Without Curate, you wouldn’t even know which communities had considered the policy, especially if it never made it into law.
For example, conducting research in Curate, it would be found that 12 communities around the country discussed Dig Once policies (a hot topic related to expanding broadband access) between Dec. 1, 2021 and Jan. 27, 2022. A Google search on the same topic brings up a slew of outdated articles from 2017 to 2019 presenting an overview of the topic, but surfaces only one news article from a community currently considering the policy.
A second option is to read the minutes from public hearings about the topic. The minutes will tell you how many constituents showed up to the meeting, how many people spoke, and what kind of concerns they shared. If you tried to find those insights by reading local news coverage from those meetings, you’d only get a tiny sampling of the opinions shared (if the meeting was even covered by the press).

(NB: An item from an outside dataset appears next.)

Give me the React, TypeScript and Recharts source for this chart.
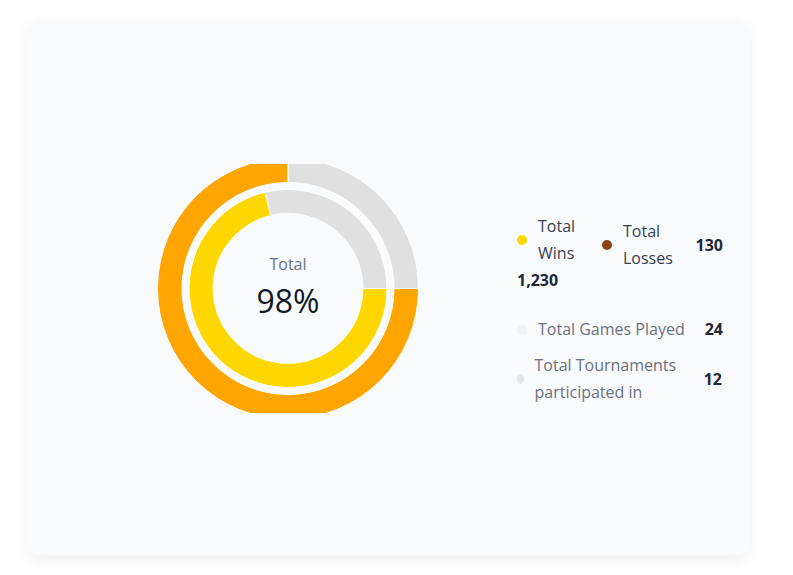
import React from 'react';
import { PieChart, Pie, Cell, Label } from 'recharts';

// ring values (percent of a full circle)
const outerRingNames = ['Progress', 'Remaining'];
const outerRingValues = [75, 25];
const outerRingColors = ['#FFA500', '#E0E0E0'];

const innerRingNames = ['Win rate', 'Remaining'];
const innerRingValues = [71.3, 28.7];
const innerRingColors = ['#FFD700', '#E0E0E0'];

const centerTitle = 'Total';
const centerValue = '98%';

const legendLabels = ['Total Wins', 'Total Losses', 'Total Games Played', 'Total Tournaments participated in'];
const legendValues = [1230, 130, 24, 12];
const legendColors = ['#FFD700', '#8B4513', '#F0F2F5', '#E5E7EB'];

const FONT = '"Open Sans", "Noto Sans", sans-serif';

const CHART_W = 280;
const CHART_H = 249;
const CX = 140;
const CY = 124.5;

const outerData = outerRingNames.map((name, i) => ({ name, value: outerRingValues[i] }));
const innerData = innerRingNames.map((name, i) => ({ name, value: innerRingValues[i] }));

const fmt = (v: number) => v.toLocaleString('en-US');

function CenterLabel(props: any) {
  const vb = props.viewBox || {};
  const cx = typeof vb.cx === 'number' ? vb.cx : CX;
  const cy = typeof vb.cy === 'number' ? vb.cy : CY;
  return (
    <g>
      <text x={cx} y={cy - 18.5} textAnchor="middle" fill="#64748b" fontSize={16} fontFamily={FONT}>
        {centerTitle}
      </text>
      <text x={cx} y={cy + 24.5} textAnchor="middle" fill="#111827" fontSize={32} fontFamily={FONT}>
        {centerValue}
      </text>
    </g>
  );
}

function Dot({ color, width = 10 }: { color: string; width?: number }) {
  return (
    <span
      style={{
        display: 'inline-block',
        width,
        height: 10,
        borderRadius: '50%',
        background: color,
        flexShrink: 0,
        marginRight: 11,
      }}
    />
  );
}

const valueStyle: React.CSSProperties = { fontWeight: 700, color: '#1f2937' };

function GameLegend() {
  return (
    <div
      style={{
        position: 'absolute',
        left: 517,
        top: 213,
        width: 206,
        fontFamily: FONT,
        fontSize: 16,
        lineHeight: '27px',
      }}
    >
      <div style={{ display: 'flex', alignItems: 'flex-start' }}>
        <div style={{ width: 85 }}>
          <div style={{ display: 'flex', alignItems: 'center' }}>
            <Dot color={legendColors[0]} />
            <span style={{ width: 50, color: '#374151' }}>{legendLabels[0]}</span>
          </div>
          <div style={valueStyle}>{fmt(legendValues[0])}</div>
        </div>
        <div style={{ flex: 1, display: 'flex', alignItems: 'center', marginTop: 5 }}>
          <Dot color={legendColors[1]} />
          <span style={{ width: 60, color: '#374151' }}>{legendLabels[1]}</span>
          <span style={{ ...valueStyle, marginLeft: 'auto' }}>{fmt(legendValues[1])}</span>
        </div>
      </div>
      <div style={{ display: 'flex', alignItems: 'center', marginTop: 22 }}>
        <Dot color={legendColors[2]} />
        <span style={{ color: '#6b7280' }}>{legendLabels[2]}</span>
        <span style={{ ...valueStyle, marginLeft: 'auto' }}>{fmt(legendValues[2])}</span>
      </div>
      <div style={{ display: 'flex', alignItems: 'center', marginTop: 9 }}>
        <Dot color={legendColors[3]} width={6.5} />
        <span style={{ width: 150, color: '#6b7280' }}>{legendLabels[3]}</span>
        <span style={{ ...valueStyle, marginLeft: 'auto', marginRight: 1 }}>{fmt(legendValues[3])}</span>
      </div>
    </div>
  );
}

export default function App() {
  return (
    <div style={{ position: 'relative', width: 793, height: 575 }}>
      {/* neighbouring card, mostly off screen */}
      <div
        style={{
          position: 'absolute',
          left: -408,
          top: 14,
          width: 400,
          height: 534,
          borderRadius: 14,
          background: '#f9fafb',
          boxShadow: '0 4px 14px rgba(0,0,0,0.07)',
        }}
      />
      <div
        style={{
          position: 'absolute',
          left: 19,
          top: 14,
          width: 723,
          height: 534,
          borderRadius: 14,
          background: '#f9fafb',
          boxShadow: '0 4px 14px rgba(0,0,0,0.07)',
        }}
      />
      <div style={{ position: 'absolute', left: 139.5, top: 156, width: CHART_W, height: CHART_H, overflow: 'hidden' }}>
        <PieChart width={CHART_W} height={CHART_H} margin={{ top: 0, right: 0, bottom: 0, left: 0 }}>
          <Pie
            data={outerData}
            dataKey="value"
            cx={CX}
            cy={CY}
            innerRadius={106}
            outerRadius={130.5}
            startAngle={0}
            endAngle={-360}
            stroke="#fff"
            strokeWidth={1}
            isAnimationActive={false}
          >
            {outerData.map((d, i) => (
              <Cell key={d.name} fill={outerRingColors[i]} />
            ))}
          </Pie>
          <Pie
            data={innerData}
            dataKey="value"
            cx={CX}
            cy={CY}
            innerRadius={75}
            outerRadius={99}
            startAngle={0}
            endAngle={-360}
            stroke="#fff"
            strokeWidth={1}
            isAnimationActive={false}
          >
            {innerData.map((d, i) => (
              <Cell key={d.name} fill={innerRingColors[i]} />
            ))}
            <Label position="center" content={<CenterLabel />} />
          </Pie>
        </PieChart>
      </div>
      <div style={{ position: 'absolute', left: -8, top: -8 }}>
        <GameLegend />
      </div>
    </div>
  );
}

From the Curate dashboard, you can view all the documents or “hits” that match your default filters. You can sort them by document date, alphabetically by location, or by "read" or "unread" status. You’ll also see an interactive map that shows the geographical distribution of the hits and lets you open hits from the map.
You can search within your established filter to further refine the feed. For example, in the screenshot below, the user’s filter covers the broader topic of Land & Wildlife Protection, but the user has searched “invasive species” to only see documents that mention that sub-topic.
You can favorite any hit to save it for later follow-up. You can also share hits with team members by email.
Curate maintains the largest database of local government contact information available within a local legislative tracking software with more than 112,000 contacts in more than 8,000 city and county local governments.
As soon as you identify a hit you want to research further, you can find the name, title, email, and phone number for the stakeholders within that local governing body. This saves you from having to dig through the city or county website trying to find the name and contact info of a staff member who might be working on the project.
Local governments that don’t proactively monitor policy decisions in neighborhood and peer communities risk reinventing the wheel and making avoidable errors as they introduce proposals to address emerging challenges.
In today’s era of political polarization, you can’t afford to operate in the dark.
With Curate, you can eliminate the hours needed to gather information and easily track insights on dozens of topics in hundreds of communities to keep an eye on what’s happening in the local governments around you or the country.